Enrique y
Susana hospedan en su pazo gallego a un antiguo novio de Susana, el músico
Luis, que acaba de salir de un sanatorio mental y que se encuentra en fase de
reposo. Está obsesionado con la idea de que pronto sonará una música que le
permitirá recordar la partitura que estaba elaborando justo antes de ser
ingresado y que lo devolverá al mundo de la creación y de la fama. Julián, un
profesor de filosofía que es amigo de Enrique, se deja caer también por allí
para visitarlos durante unos días: su mujer lo acaba de dejar y necesita aire
fresco para oxigenar sus ideas y reorganizar su vida. Los criados de la casa,
por su parte, no dejan de asomarse al buzón porque esperan una carta que les
informe de cómo se encuentra su sobrino, que hace años cruzó el océano
Atlántico en busca de fortuna en América.
Todos
esperamos, de un modo u otro, la llegada de una señal. Y en esa señal ciframos
nuestra ilusión, el reducto de nuestras mejores esperanzas. Puede ser una señal
amorosa, económica, familiar o de cualquier otro tipo; pero su esencia consiste
en mantenernos esperanzados. Los protagonistas de esta pieza de Antonio Buero
Vallejo también aguardan sus particulares alertas, y la enorme habilidad del
dramaturgo de Guadalajara (quizá el más grande que hayan visto los escenarios
españoles durante el siglo XX, por encima de García Lorca y de Arrabal)
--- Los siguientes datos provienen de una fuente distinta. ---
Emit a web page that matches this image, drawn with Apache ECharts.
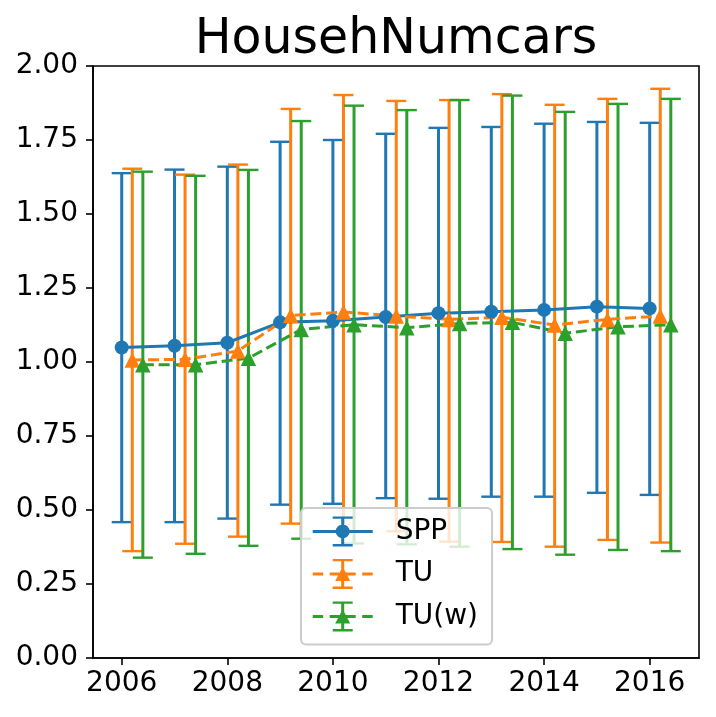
<!DOCTYPE html>
<html>
<head>
<meta charset="utf-8">
<script src="https://cdn.jsdelivr.net/npm/echarts@6/dist/echarts.min.js"></script>
<style>
  html, body { margin: 0; padding: 0; background: #fff; }
  #chart { width: 716px; height: 717px; }
</style>
</head>
<body>
<div id="chart"></div>
<script>
const titleText = 'HousehNumcars';
const years = [2006, 2007, 2008, 2009, 2010, 2011, 2012, 2013, 2014, 2015, 2016];
const xTicks = [2006, 2008, 2010, 2012, 2014, 2016];
const yTicks = [0, 0.25, 0.5, 0.75, 1, 1.25, 1.5, 1.75, 2];

const seriesNames = ['SPP', 'TU', 'TU(w)'];

const sppMean = [1.049, 1.055, 1.065, 1.134, 1.139, 1.152, 1.165, 1.170, 1.176, 1.187, 1.181];
const sppLow  = [0.459, 0.459, 0.471, 0.518, 0.521, 0.540, 0.538, 0.545, 0.545, 0.558, 0.551];
const sppHigh = [1.638, 1.650, 1.660, 1.744, 1.750, 1.771, 1.791, 1.794, 1.805, 1.811, 1.808];

const tuMean = [1.007, 1.009, 1.037, 1.157, 1.169, 1.155, 1.144, 1.151, 1.125, 1.144, 1.155];
const tuLow  = [0.361, 0.386, 0.410, 0.454, 0.430, 0.428, 0.393, 0.392, 0.376, 0.399, 0.390];
const tuHigh = [1.653, 1.633, 1.667, 1.855, 1.902, 1.882, 1.885, 1.905, 1.869, 1.889, 1.923];

const tuwMean = [0.991, 0.991, 1.013, 1.110, 1.126, 1.116, 1.130, 1.134, 1.097, 1.119, 1.126];
const tuwLow  = [0.339, 0.352, 0.379, 0.403, 0.387, 0.384, 0.376, 0.368, 0.349, 0.365, 0.361];
const tuwHigh = [1.643, 1.629, 1.649, 1.814, 1.866, 1.851, 1.885, 1.900, 1.845, 1.872, 1.889];

// ---- styling ----
const colors = ['#1f77b4', '#ff7f0e', '#2ca02c'];
const xOffsets = [0, 0.2, 0.4];
const symbols = ['circle', 'triangle', 'triangle'];
const symbolSizes = [14, 15.5, 15.5];
const dashed = [false, true, true];
const FONT = 'DejaVu Sans';

const means = [sppMean, tuMean, tuwMean];
const lows = [sppLow, tuLow, tuwLow];
const highs = [sppHigh, tuHigh, tuwHigh];

// legend icons (errorbar handle: line + bar + caps + marker), 60x30 box
const bar = 'M28.5 0 L31.5 0 L31.5 30 L28.5 30 Z M20 0 L40 0 L40 2.4 L20 2.4 Z M20 27.6 L40 27.6 L40 30 L20 30 Z ';
const iconSolid = 'path://M0 13.5 L60 13.5 L60 16.5 L0 16.5 Z ' + bar +
  'M37 15 A7 7 0 1 1 23 15 A7 7 0 1 1 37 15 Z';
const dashes = 'M0 13.5 L10.5 13.5 L10.5 16.5 L0 16.5 Z M17 13.5 L28 13.5 L28 16.5 L17 16.5 Z ' +
  'M32 13.5 L43 13.5 L43 16.5 L32 16.5 Z M49.5 13.5 L60 13.5 L60 16.5 L49.5 16.5 Z ';
const iconDashTri = 'path://' + dashes + bar + 'M30 7.8 L37.5 22.2 L22.5 22.2 Z';
const icons = [iconSolid, iconDashTri, iconDashTri];

const lineSeries = seriesNames.map((name, i) => ({
  name: name,
  type: 'line',
  z: 3,
  data: years.map((y, k) => [y + xOffsets[i], means[i][k]]),
  symbol: symbols[i],
  symbolSize: symbolSizes[i],
  showSymbol: true,
  lineStyle: { color: colors[i], width: 3, type: dashed[i] ? [11, 4.8] : 'solid' },
  itemStyle: { color: colors[i], borderWidth: 0 },
  emphasis: { disabled: true },
  silent: true
}));

const errSeries = seriesNames.map((name, i) => ({
  name: name,
  type: 'custom',
  z: 2,
  data: years.map((y, k) => [y + xOffsets[i], lows[i][k], highs[i][k]]),
  itemStyle: { color: colors[i] },
  encode: { x: 0, y: [1, 2] },
  silent: true,
  renderItem: function (params, api) {
    const x = api.value(0);
    const pLo = api.coord([x, api.value(1)]);
    const pHi = api.coord([x, api.value(2)]);
    const half = 10;
    const c = colors[i];
    return {
      type: 'group',
      children: [
        { type: 'line', shape: { x1: pLo[0], y1: pLo[1], x2: pHi[0], y2: pHi[1] },
          style: { stroke: c, lineWidth: 3 } },
        { type: 'line', shape: { x1: pLo[0] - half, y1: pLo[1], x2: pLo[0] + half, y2: pLo[1] },
          style: { stroke: c, lineWidth: 2.4 } },
        { type: 'line', shape: { x1: pHi[0] - half, y1: pHi[1], x2: pHi[0] + half, y2: pHi[1] },
          style: { stroke: c, lineWidth: 2.4 } }
      ]
    };
  }
}));

const chart = echarts.init(document.getElementById('chart'), null, { renderer: 'canvas' });
chart.setOption({
  animation: false,
  backgroundColor: '#fff',
  title: {
    text: titleText,
    left: 396,
    top: 16,
    padding: 0,
    textAlign: 'center',
    textStyle: { fontFamily: FONT, fontSize: 49, fontWeight: 'normal', color: '#000' }
  },
  grid: {
    left: 93, right: 17, top: 66, bottom: 59,
    show: true, borderColor: '#000', borderWidth: 1.6, backgroundColor: 'transparent'
  },
  legend: {
    left: 301,
    top: 508,
    orient: 'vertical',
    data: seriesNames.map((n, i) => ({ name: n, icon: icons[i] })),
    itemWidth: 60,
    itemHeight: 30,
    itemGap: 12.5,
    padding: [8.4, 14, 13, 11.7],
    backgroundColor: 'rgba(255,255,255,0.8)',
    borderColor: '#cccccc',
    borderWidth: 2,
    borderRadius: 5,
    itemStyle: { borderWidth: 0 },
    selectedMode: false,
    textStyle: { fontFamily: FONT, fontSize: 28, color: '#000', lineHeight: 30, padding: [0, 0, 0, 18] }
  },
  xAxis: {
    type: 'value',
    min: 2005.456,
    max: 2016.934,
    splitLine: { show: false },
    axisLine: { show: true, lineStyle: { color: '#000', width: 1.6 } },
    axisTick: { show: true, inside: false, length: 7, lineStyle: { color: '#000', width: 1.6 }, customValues: xTicks },
    axisLabel: { show: true, customValues: xTicks, margin: 12, fontFamily: FONT, fontSize: 28, color: '#000',
      formatter: v => String(v) }
  },
  yAxis: {
    type: 'value',
    min: 0,
    max: 2,
    splitLine: { show: false },
    axisLine: { show: true, lineStyle: { color: '#000', width: 1.6 } },
    axisTick: { show: true, inside: false, length: 7, lineStyle: { color: '#000', width: 1.6 }, customValues: yTicks },
    axisLabel: { show: true, customValues: yTicks, margin: 15, fontFamily: FONT, fontSize: 28, color: '#000',
      formatter: v => v.toFixed(2) }
  },
  series: lineSeries.concat(errSeries)
});
</script>
</body>
</html>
consiste en armonizar todas esas señales y articularlas en un drama de pasmosa
intensidad, que va creciendo en cada secuencia.
Máxima
efectividad escénica, máximo esplendor del lenguaje y de los símbolos, máxima
carga emocional. Una obra menor de Buero (“menor” en el sentido de que no forma
parte del grupo de las habitualmente señaladas como principales: Historia de una escalera, En la ardiente
oscuridad, El concierto de San Ovidio, etc) que alcanza impresionantes
cotas de hondura psicológica.
Otros de los
autores a quienes leer y releer de forma constante: siempre nos dan sorpresas.